Dr. Encarna Bermejo, assistant professor in Spanish and instructor of the course, initially had the idea of creating the class two years ago after noticing many students from the nursing and biology department taking Spanish classes.
“I wanted to help them learn Spanish, but also the medical terminology that was required for their major,” Bermejo said.
Research Medical Spanish is open to students of all majors. In order to get into the class, students must be able to effectively communicate in Spanish and are required to have the pre-requite Spanish 2000.
Dr. Miguel Estrada, chair of the department of English and modern languages, and associate professor in Spanish, said research medical Spanish is a practical class that accommodates the needs of the University’s student population.
“We have an excellent nursing program and science department, and live in a city that is famous for having some of the best medical services in the country,” Estrada said. “It makes sense to create classes like research medical Spanish for students interested in the medical field.”
Bermejo said there is a growing need in the medical community for Spanish speaking professionals and started research medical Spanish in the hopes of benefiting students involved in sciences whose dominant language is Spanish.
“A lot of our nursing and biology students are heritage speakers, which means they already know Spanish,” Bermejo said. “However, a lot of the times they do not know the terminology that is needed to work in a medical environment.”

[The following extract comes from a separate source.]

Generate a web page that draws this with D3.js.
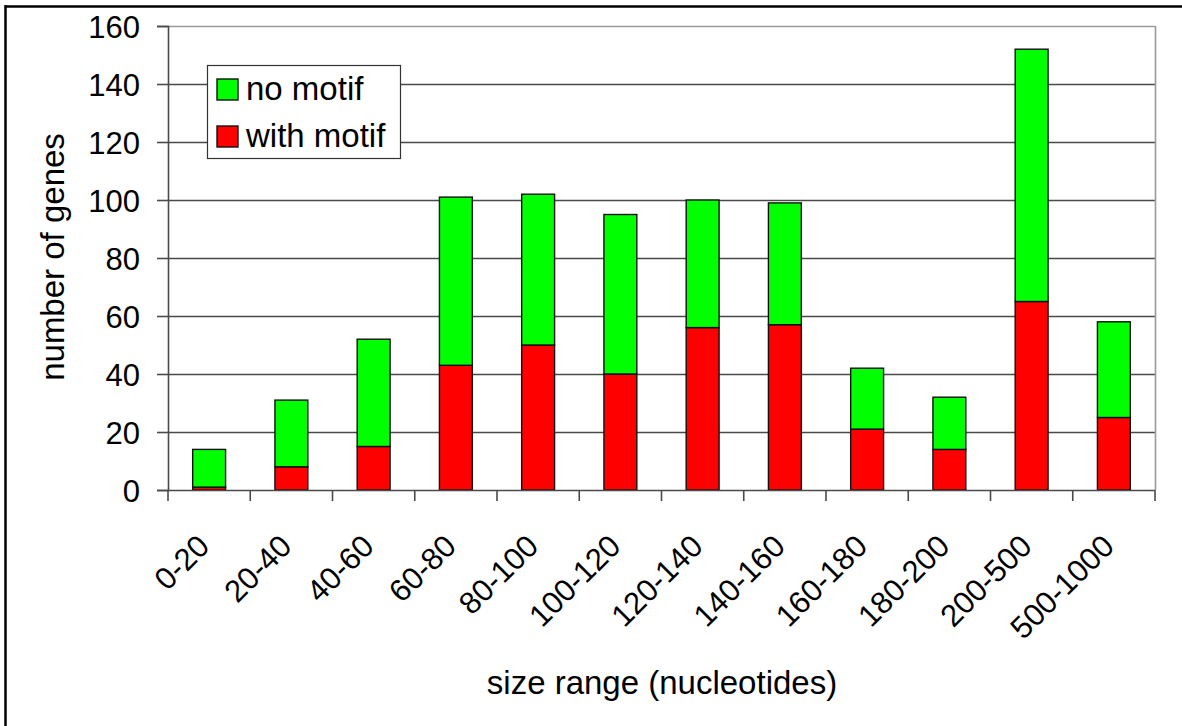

Bermejo said she got the idea for the class from an internship program she set up at St. Luke’s Episcopal Hospital two years ago. The program, which enables students to practice their Spanish while shadowing doctors, allows students to intern at a local hospital throughout the semester for six hours a week.
She added that she created the class to further benefit the Spanish speaking students.
Estrada said he wants to add more classes that will help students use their Spanish skills to participate in the global community.
He added that his goal is to prepare Spanish speaking students for real challenges they may face in the professional world and help them become more qualified when they enter their particular field in the future.
“We are focusing on adding classes such as business Spanish and translation classes, which will cover terminology in legal and governmental professions,” Estrada said. “Students will be able to apply their knowledge learned in these classes in professional settings and will have a better chance of attaining a good job.”
Bermejo said that although research medical Spanish is challenging, it is an active class and involves activities that require students to apply the knowledge learned in the classroom to real life scenarios.
“Students will go out and interview doctors about current medical issues, diseases and the different interactions they have with their patients,” Bermejo said. “They will also conduct research on these diseases and present their information entirely in Spanish for their final project.”
Senior Rosemary Perez, a psychology major with a Spanish minor, is one of 12 students enrolled in research medical Spanish this semester.
Perez said she enjoys the class because it is preparing her for after graduation when she enters the health field.
“Spanish is a language that is frequently being used in the medical field,” Perez said. “Learning the right medical terminology in Spanish will give students an advantage in this competitive field.”
Perez, who plans on becoming a mental health nurse after graduation, said she feels the class will help her become an effective communicator when she is in a hospital setting.
She added that she believes having the ability to translate for others will give her an advantage when finding a job.
Research Medical Spanish is currently being held on Tuesdays and Thursdays from 12:30 p.m. until 1:45 p.m. It is the first new installment of profession-terminology classes that the Spanish department hopes to create in the future.
Bermejo and Estrada said they are both excited about the new class and the opportunities it will bring to Spanish-speaking students in the future.